Stated exercise.
Where a line of the material contains the string "Give", copy that line.
[Information provided start]
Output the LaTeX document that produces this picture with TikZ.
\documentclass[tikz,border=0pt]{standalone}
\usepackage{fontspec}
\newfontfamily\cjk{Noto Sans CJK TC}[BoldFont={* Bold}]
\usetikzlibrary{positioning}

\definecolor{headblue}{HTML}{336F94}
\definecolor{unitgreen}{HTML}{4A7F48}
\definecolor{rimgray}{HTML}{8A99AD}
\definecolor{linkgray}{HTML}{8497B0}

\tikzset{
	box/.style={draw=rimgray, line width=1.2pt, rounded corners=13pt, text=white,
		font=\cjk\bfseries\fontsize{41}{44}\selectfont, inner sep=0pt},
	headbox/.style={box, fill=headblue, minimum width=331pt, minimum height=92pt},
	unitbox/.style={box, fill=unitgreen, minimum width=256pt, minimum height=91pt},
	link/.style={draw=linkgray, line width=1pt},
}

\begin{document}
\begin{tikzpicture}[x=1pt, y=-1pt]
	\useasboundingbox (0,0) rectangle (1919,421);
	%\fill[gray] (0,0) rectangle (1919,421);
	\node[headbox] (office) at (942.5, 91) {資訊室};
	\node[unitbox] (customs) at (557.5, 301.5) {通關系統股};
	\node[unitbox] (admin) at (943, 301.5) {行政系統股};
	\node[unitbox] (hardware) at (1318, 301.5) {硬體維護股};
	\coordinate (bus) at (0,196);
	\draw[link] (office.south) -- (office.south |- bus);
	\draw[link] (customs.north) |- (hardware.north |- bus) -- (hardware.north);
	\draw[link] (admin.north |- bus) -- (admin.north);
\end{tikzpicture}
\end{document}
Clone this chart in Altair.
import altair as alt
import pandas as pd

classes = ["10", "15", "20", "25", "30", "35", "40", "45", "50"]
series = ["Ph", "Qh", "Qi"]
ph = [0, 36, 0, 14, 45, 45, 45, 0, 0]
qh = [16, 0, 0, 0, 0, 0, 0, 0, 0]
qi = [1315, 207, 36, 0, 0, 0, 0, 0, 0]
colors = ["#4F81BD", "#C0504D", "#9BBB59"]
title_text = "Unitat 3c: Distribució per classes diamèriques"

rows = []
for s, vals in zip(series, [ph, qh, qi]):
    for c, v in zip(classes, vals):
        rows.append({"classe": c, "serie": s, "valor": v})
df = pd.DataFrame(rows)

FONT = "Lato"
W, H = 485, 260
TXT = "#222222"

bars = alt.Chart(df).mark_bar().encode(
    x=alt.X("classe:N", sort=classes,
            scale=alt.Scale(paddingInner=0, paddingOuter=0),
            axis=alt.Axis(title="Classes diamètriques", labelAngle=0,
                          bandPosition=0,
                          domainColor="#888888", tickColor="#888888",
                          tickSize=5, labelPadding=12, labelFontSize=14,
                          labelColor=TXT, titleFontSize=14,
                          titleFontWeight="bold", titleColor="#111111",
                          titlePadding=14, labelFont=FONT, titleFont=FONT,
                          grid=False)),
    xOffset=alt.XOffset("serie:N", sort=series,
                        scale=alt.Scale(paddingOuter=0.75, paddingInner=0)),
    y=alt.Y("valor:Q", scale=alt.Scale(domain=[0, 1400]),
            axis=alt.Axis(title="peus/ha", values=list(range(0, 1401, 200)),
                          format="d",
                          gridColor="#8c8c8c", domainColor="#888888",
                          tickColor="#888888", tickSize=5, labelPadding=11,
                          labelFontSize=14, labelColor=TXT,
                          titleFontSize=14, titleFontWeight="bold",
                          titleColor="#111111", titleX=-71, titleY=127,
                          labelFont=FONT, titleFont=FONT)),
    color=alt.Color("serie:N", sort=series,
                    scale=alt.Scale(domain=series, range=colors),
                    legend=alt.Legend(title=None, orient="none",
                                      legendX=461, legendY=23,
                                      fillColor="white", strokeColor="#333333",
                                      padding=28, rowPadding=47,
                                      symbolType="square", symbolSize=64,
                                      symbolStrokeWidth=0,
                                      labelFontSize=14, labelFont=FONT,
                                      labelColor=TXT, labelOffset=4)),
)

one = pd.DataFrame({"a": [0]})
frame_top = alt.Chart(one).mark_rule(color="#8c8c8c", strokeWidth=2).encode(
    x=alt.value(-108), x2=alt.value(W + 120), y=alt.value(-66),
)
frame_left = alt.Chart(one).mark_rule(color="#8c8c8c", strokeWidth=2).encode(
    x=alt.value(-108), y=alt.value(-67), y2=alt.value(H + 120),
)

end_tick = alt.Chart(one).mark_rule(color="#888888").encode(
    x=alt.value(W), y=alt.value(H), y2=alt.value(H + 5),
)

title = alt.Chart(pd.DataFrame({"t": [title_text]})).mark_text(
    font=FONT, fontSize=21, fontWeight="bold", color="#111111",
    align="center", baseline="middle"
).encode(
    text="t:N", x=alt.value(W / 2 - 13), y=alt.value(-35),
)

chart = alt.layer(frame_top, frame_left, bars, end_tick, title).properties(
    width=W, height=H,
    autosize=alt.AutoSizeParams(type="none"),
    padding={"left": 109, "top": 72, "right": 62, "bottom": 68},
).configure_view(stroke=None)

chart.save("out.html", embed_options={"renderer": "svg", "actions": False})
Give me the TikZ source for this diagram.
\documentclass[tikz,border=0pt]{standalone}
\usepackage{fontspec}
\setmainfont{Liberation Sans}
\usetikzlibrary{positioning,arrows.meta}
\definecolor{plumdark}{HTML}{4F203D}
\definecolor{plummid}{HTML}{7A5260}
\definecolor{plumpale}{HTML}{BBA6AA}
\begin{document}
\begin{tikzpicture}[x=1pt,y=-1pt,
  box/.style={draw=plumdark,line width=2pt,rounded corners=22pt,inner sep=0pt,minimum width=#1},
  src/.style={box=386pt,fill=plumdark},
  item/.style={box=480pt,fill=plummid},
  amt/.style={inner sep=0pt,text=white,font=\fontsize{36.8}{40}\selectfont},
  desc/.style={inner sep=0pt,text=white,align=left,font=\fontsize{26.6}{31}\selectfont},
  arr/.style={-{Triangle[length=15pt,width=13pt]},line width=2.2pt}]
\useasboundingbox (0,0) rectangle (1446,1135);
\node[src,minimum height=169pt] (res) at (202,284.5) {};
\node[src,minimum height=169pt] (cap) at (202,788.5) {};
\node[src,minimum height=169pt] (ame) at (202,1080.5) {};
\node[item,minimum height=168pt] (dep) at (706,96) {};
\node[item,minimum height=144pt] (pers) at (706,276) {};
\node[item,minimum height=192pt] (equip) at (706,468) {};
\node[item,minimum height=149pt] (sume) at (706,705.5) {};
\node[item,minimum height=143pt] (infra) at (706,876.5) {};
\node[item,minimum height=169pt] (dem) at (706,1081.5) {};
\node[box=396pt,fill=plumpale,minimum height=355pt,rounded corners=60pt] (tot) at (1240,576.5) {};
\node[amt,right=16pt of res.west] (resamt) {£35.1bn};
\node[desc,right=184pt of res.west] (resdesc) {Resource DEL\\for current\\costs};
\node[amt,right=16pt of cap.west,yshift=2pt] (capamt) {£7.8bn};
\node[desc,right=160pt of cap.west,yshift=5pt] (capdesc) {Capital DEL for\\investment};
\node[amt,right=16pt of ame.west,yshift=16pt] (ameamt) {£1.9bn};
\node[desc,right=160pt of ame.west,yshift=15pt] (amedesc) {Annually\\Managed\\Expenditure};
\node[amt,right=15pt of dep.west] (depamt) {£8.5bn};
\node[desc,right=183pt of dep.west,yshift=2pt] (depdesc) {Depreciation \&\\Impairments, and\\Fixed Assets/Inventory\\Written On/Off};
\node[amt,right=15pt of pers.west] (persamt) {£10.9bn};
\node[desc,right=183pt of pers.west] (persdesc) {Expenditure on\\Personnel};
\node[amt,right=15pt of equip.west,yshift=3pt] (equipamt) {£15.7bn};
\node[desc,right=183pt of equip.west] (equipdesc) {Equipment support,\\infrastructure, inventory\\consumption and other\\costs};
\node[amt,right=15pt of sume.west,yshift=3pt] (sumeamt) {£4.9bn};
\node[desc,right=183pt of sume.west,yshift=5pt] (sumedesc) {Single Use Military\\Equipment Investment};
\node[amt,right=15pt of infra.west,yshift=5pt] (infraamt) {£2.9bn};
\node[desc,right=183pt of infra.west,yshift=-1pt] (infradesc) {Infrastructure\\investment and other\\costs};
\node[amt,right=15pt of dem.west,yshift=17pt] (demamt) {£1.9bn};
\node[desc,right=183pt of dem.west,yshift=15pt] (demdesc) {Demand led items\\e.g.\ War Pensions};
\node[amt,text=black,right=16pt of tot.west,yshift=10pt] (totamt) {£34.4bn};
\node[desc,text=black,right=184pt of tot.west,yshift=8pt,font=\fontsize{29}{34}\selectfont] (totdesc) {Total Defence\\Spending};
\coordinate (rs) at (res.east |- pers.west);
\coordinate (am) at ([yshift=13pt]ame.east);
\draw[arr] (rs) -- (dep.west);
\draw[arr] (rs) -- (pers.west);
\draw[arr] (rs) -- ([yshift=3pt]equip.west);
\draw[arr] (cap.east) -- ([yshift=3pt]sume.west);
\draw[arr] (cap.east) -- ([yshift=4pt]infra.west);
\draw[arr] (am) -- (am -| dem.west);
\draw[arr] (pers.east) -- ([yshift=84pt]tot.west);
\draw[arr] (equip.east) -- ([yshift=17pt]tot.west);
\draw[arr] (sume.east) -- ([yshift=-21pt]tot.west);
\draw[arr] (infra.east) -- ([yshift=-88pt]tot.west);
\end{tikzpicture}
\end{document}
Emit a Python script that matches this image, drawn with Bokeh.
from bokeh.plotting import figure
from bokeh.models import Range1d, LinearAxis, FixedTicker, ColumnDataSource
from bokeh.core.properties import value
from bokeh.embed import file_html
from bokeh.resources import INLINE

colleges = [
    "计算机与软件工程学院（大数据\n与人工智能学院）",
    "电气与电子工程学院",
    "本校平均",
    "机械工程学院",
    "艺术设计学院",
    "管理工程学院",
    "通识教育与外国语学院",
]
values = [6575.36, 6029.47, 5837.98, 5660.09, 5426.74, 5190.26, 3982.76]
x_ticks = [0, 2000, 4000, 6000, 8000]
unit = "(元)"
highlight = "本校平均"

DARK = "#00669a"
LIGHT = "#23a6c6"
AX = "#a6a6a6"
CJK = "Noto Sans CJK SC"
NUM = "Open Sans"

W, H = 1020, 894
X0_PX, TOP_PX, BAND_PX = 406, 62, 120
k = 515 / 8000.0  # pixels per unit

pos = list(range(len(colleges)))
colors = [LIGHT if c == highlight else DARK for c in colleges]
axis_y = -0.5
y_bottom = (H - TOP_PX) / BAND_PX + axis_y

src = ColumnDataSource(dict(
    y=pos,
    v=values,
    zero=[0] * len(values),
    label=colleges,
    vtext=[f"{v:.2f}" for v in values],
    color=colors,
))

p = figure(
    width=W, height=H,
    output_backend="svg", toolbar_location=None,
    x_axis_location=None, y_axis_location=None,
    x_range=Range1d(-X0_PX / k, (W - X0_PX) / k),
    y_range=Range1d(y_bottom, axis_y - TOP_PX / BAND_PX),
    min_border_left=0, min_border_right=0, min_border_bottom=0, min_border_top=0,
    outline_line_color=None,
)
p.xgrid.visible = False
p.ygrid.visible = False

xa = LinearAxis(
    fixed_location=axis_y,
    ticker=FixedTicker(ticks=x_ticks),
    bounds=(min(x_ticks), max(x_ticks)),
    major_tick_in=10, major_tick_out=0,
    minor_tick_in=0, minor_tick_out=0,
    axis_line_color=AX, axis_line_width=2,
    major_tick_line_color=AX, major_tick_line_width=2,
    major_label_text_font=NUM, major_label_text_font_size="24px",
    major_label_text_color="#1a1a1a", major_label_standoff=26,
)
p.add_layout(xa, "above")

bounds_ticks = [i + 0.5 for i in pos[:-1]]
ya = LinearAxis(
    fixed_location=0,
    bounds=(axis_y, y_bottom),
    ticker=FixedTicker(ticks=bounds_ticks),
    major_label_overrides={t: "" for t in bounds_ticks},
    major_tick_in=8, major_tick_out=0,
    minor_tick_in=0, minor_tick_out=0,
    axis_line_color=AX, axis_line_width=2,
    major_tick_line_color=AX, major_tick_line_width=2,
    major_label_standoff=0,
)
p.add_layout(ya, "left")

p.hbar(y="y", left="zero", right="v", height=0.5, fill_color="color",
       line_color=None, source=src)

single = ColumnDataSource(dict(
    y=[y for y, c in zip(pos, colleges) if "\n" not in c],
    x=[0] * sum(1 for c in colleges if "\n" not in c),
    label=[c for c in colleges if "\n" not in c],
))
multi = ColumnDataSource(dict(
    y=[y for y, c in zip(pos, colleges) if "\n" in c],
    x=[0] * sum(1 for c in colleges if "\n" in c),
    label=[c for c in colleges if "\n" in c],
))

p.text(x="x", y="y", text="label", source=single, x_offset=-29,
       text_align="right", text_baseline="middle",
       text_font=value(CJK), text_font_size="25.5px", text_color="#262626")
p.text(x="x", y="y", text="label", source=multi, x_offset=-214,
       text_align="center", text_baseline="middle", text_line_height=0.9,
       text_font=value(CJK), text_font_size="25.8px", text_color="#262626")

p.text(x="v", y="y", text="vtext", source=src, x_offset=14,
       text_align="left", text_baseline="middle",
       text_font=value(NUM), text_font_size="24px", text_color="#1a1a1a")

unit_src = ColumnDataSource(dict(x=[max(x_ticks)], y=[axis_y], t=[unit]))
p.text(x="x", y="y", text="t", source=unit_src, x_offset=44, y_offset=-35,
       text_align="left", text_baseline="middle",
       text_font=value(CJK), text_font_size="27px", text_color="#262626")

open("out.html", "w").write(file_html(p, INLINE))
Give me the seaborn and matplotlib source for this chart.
[Information provided end]
Finished task.
Give me the TikZ source for this diagram.
Give me the seaborn and matplotlib source for this chart.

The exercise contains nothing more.